TASK STATEMENT:
Reproduce only this span: the line containing "Reproduce this chart with matplotlib.", the line containing "ax.barh(pos, values, height=0.36, color=bar_color, zorder=2)", and every line between them, all exactly as given.

MATERIAL PROVIDED:
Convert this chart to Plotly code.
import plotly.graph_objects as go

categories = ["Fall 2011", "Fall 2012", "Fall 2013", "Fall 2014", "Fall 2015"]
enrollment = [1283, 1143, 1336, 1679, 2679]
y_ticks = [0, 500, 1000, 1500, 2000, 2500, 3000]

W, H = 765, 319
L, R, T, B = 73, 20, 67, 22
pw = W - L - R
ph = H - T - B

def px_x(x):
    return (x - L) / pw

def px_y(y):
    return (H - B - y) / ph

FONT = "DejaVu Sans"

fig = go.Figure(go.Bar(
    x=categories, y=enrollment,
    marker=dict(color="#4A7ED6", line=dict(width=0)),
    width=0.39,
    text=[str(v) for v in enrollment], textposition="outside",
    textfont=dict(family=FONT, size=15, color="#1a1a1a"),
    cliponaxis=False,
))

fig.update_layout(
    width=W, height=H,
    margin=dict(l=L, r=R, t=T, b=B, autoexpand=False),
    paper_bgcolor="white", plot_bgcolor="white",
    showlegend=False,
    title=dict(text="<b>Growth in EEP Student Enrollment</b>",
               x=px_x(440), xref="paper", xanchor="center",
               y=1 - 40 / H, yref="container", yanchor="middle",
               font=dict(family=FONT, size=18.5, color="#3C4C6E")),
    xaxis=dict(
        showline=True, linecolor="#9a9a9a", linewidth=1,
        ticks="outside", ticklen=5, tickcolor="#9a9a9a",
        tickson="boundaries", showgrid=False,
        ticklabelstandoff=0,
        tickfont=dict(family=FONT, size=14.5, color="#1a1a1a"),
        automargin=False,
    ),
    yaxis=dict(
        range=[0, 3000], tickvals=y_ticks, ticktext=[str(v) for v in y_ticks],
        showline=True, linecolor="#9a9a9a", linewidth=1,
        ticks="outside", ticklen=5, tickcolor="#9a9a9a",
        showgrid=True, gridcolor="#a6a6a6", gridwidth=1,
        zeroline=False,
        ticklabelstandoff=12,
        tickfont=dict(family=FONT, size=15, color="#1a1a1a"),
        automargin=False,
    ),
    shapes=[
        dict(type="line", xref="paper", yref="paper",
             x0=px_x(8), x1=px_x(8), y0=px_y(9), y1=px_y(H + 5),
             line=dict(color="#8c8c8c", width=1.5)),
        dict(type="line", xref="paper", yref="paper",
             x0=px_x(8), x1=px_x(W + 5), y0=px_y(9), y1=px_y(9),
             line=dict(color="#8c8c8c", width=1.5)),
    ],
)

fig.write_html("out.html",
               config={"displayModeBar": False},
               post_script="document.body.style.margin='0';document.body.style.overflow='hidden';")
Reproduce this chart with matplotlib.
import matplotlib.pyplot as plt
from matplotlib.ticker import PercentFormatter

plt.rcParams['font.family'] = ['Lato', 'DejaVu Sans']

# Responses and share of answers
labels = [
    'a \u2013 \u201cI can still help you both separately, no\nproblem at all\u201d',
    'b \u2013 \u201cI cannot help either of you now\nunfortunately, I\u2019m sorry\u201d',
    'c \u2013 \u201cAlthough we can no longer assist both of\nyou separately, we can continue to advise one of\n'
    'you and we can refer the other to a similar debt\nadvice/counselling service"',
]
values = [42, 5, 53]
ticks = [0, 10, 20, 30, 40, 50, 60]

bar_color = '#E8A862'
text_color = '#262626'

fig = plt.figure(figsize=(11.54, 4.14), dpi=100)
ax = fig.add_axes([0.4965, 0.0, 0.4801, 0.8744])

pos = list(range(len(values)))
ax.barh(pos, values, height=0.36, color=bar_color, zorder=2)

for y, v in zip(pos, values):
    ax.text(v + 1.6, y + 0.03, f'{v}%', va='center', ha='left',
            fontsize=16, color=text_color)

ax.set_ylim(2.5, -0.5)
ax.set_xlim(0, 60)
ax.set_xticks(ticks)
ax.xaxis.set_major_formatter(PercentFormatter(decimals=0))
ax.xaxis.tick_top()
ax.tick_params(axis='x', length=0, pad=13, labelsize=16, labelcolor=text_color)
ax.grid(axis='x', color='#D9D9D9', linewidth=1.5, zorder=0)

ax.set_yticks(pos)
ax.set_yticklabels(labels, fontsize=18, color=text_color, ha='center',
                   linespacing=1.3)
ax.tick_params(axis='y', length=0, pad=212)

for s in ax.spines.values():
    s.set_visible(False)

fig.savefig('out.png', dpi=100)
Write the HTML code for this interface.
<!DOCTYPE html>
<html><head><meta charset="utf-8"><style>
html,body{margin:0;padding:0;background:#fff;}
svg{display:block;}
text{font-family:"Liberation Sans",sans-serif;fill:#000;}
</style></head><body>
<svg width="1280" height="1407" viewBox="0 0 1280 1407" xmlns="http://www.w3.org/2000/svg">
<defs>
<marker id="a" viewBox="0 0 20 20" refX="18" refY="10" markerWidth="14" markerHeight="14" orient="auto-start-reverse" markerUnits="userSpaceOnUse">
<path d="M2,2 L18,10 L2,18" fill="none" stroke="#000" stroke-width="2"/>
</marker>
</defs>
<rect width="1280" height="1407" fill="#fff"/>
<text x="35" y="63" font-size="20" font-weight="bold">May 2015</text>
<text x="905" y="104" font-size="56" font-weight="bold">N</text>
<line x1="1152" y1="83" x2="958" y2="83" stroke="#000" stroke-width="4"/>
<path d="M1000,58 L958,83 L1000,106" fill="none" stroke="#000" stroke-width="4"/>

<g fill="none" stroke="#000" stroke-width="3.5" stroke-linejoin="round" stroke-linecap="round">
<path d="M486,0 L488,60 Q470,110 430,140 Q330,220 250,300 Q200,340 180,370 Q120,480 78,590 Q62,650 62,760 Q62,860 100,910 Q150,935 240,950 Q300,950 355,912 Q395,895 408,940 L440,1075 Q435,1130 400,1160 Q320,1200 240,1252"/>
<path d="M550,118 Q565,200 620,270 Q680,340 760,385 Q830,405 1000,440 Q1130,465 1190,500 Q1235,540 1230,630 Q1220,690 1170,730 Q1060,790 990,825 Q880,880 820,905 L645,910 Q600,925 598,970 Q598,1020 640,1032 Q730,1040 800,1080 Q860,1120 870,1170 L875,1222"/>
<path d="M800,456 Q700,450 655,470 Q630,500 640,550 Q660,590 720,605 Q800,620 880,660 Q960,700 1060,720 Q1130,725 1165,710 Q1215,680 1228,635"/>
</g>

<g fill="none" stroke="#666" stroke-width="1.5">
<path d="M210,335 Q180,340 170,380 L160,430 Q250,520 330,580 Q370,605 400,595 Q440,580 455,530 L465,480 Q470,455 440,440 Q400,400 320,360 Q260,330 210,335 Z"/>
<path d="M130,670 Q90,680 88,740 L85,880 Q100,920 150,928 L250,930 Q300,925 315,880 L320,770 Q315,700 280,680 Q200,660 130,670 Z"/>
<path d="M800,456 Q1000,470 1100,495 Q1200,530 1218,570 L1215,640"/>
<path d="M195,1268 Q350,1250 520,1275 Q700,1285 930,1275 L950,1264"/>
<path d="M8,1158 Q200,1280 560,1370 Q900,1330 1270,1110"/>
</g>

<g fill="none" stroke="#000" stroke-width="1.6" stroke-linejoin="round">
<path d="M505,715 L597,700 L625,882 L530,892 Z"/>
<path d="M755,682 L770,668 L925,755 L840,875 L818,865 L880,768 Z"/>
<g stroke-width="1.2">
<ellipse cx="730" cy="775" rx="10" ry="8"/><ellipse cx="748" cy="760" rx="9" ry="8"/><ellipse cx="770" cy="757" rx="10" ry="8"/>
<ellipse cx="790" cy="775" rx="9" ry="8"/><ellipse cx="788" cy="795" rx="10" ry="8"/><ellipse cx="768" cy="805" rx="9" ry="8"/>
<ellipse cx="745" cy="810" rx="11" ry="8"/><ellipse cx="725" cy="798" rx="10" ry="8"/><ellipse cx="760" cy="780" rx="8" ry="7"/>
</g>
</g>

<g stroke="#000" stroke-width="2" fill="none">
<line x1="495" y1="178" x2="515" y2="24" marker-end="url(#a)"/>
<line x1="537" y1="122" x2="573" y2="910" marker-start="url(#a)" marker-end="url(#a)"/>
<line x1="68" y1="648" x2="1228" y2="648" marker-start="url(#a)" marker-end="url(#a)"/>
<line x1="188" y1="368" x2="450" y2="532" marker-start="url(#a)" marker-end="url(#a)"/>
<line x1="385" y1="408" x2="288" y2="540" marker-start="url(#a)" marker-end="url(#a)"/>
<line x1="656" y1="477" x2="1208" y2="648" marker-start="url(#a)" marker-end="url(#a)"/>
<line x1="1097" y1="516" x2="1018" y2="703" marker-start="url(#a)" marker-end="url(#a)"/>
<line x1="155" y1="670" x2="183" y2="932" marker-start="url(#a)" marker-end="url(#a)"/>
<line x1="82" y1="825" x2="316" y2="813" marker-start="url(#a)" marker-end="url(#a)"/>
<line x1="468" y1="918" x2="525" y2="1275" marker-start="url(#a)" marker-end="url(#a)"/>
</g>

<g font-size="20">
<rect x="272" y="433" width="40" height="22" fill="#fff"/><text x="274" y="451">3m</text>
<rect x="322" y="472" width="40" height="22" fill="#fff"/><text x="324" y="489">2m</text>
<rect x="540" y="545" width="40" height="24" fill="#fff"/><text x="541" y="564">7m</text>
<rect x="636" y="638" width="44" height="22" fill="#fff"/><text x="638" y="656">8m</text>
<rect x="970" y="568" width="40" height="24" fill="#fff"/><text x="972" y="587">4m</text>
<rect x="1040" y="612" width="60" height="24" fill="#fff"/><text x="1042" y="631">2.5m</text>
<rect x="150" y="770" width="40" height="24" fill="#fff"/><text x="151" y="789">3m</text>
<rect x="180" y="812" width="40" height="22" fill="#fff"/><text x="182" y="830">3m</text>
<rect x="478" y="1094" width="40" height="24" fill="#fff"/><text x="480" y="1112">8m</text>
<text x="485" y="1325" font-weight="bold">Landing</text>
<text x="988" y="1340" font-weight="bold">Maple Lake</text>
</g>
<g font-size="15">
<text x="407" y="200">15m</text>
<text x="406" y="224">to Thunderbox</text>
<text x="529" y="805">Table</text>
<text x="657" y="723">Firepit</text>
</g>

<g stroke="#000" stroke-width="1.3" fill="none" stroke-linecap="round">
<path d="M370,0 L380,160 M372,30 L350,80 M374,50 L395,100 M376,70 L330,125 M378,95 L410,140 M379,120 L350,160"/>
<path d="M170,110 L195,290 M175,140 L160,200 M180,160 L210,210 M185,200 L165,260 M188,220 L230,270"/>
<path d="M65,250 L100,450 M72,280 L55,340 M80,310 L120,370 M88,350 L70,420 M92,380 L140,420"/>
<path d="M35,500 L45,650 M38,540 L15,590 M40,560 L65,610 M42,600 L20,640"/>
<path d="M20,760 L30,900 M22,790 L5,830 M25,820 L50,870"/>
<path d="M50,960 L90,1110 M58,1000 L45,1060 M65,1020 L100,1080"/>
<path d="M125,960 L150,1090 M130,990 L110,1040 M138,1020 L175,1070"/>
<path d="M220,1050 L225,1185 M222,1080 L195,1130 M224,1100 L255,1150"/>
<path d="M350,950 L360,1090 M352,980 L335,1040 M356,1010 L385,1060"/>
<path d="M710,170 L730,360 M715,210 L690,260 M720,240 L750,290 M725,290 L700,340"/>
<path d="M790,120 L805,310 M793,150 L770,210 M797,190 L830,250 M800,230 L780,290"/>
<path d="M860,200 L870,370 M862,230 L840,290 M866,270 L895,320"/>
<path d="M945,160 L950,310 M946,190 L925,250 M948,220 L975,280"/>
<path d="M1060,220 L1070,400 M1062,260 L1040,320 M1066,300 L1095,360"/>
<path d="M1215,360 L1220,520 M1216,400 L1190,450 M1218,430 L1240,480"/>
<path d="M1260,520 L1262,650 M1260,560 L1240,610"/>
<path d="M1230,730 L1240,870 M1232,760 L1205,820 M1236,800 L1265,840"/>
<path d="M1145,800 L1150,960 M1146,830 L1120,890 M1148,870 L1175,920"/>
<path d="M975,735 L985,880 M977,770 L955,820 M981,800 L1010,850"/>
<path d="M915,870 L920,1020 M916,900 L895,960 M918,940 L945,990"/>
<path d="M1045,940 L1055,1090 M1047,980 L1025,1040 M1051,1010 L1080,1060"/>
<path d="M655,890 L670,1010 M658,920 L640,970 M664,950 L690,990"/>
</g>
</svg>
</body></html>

ANSWER TO THE TASK:
Reproduce this chart with matplotlib.
import matplotlib.pyplot as plt
from matplotlib.ticker import PercentFormatter

plt.rcParams['font.family'] = ['Lato', 'DejaVu Sans']

# Responses and share of answers
labels = [
    'a \u2013 \u201cI can still help you both separately, no\nproblem at all\u201d',
    'b \u2013 \u201cI cannot help either of you now\nunfortunately, I\u2019m sorry\u201d',
    'c \u2013 \u201cAlthough we can no longer assist both of\nyou separately, we can continue to advise one of\n'
    'you and we can refer the other to a similar debt\nadvice/counselling service"',
]
values = [42, 5, 53]
ticks = [0, 10, 20, 30, 40, 50, 60]

bar_color = '#E8A862'
text_color = '#262626'

fig = plt.figure(figsize=(11.54, 4.14), dpi=100)
ax = fig.add_axes([0.4965, 0.0, 0.4801, 0.8744])

pos = list(range(len(values)))
ax.barh(pos, values, height=0.36, color=bar_color, zorder=2)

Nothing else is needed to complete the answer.